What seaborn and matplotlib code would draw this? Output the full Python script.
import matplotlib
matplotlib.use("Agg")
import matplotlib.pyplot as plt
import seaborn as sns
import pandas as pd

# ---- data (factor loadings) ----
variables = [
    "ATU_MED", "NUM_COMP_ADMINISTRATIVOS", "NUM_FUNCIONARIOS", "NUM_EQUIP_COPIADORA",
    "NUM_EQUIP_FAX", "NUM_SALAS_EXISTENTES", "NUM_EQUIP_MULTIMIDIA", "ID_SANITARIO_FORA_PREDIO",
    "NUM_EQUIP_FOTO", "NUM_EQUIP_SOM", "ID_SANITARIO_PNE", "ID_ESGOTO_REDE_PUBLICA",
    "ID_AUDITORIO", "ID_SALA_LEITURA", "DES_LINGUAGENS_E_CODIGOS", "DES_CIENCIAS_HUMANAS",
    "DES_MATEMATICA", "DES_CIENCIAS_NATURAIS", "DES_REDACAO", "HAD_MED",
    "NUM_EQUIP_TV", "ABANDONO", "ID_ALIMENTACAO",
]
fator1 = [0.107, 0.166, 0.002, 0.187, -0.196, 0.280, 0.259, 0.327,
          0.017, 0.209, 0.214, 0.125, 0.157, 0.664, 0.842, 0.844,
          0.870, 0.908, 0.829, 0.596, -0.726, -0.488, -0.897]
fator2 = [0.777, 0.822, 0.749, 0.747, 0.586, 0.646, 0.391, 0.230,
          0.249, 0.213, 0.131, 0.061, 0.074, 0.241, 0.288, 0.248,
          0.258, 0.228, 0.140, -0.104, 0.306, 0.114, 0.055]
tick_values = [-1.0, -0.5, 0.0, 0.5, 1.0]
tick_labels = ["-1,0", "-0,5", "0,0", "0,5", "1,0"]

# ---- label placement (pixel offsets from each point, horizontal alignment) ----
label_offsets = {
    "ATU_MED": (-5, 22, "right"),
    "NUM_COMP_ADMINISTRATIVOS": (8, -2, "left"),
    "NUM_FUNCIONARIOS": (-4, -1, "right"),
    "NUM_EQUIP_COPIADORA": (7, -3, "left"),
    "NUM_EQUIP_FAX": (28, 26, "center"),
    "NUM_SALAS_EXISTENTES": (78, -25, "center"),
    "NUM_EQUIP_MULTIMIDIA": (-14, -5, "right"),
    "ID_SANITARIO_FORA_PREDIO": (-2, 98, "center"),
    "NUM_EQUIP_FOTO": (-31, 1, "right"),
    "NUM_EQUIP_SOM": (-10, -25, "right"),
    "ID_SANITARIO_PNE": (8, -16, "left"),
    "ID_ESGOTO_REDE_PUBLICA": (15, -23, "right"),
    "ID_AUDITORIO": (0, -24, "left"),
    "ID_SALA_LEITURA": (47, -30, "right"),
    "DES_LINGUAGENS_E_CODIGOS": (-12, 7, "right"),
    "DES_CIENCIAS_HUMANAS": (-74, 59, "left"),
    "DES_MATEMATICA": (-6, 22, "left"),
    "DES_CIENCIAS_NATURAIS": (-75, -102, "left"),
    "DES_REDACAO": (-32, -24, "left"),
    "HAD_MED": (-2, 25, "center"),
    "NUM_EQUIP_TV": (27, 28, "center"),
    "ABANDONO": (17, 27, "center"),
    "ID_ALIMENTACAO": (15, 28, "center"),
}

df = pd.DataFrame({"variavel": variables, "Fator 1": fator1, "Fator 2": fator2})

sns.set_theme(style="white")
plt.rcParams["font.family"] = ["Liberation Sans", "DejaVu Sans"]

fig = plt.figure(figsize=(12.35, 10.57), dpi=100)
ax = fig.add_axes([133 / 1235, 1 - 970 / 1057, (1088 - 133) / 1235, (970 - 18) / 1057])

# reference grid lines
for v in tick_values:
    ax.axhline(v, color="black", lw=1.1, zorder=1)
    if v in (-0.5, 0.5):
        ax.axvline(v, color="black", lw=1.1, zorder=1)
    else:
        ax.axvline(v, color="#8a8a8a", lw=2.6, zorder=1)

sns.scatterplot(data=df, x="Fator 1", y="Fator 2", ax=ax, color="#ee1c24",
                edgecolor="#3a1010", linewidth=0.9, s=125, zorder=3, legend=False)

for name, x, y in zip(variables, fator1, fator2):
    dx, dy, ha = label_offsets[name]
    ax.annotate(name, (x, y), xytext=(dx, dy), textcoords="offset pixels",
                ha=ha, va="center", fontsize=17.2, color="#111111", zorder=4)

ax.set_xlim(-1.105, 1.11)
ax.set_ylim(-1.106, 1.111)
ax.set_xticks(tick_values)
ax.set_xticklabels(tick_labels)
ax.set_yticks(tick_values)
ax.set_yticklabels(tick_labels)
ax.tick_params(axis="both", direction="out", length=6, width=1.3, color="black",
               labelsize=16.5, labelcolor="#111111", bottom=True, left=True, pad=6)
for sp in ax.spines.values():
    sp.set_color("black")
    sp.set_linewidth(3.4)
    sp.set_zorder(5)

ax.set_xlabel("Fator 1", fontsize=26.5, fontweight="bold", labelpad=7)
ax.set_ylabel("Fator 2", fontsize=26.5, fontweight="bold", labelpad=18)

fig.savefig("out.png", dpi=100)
● ● ●
Directions:
Word for word, quote the lines of the material from the first line through the line with "import pandas as pd", both ends included.

Expected answer:
What seaborn and matplotlib code would draw this? Output the full Python script.
import matplotlib
matplotlib.use("Agg")
import matplotlib.pyplot as plt
import seaborn as sns
import pandas as pd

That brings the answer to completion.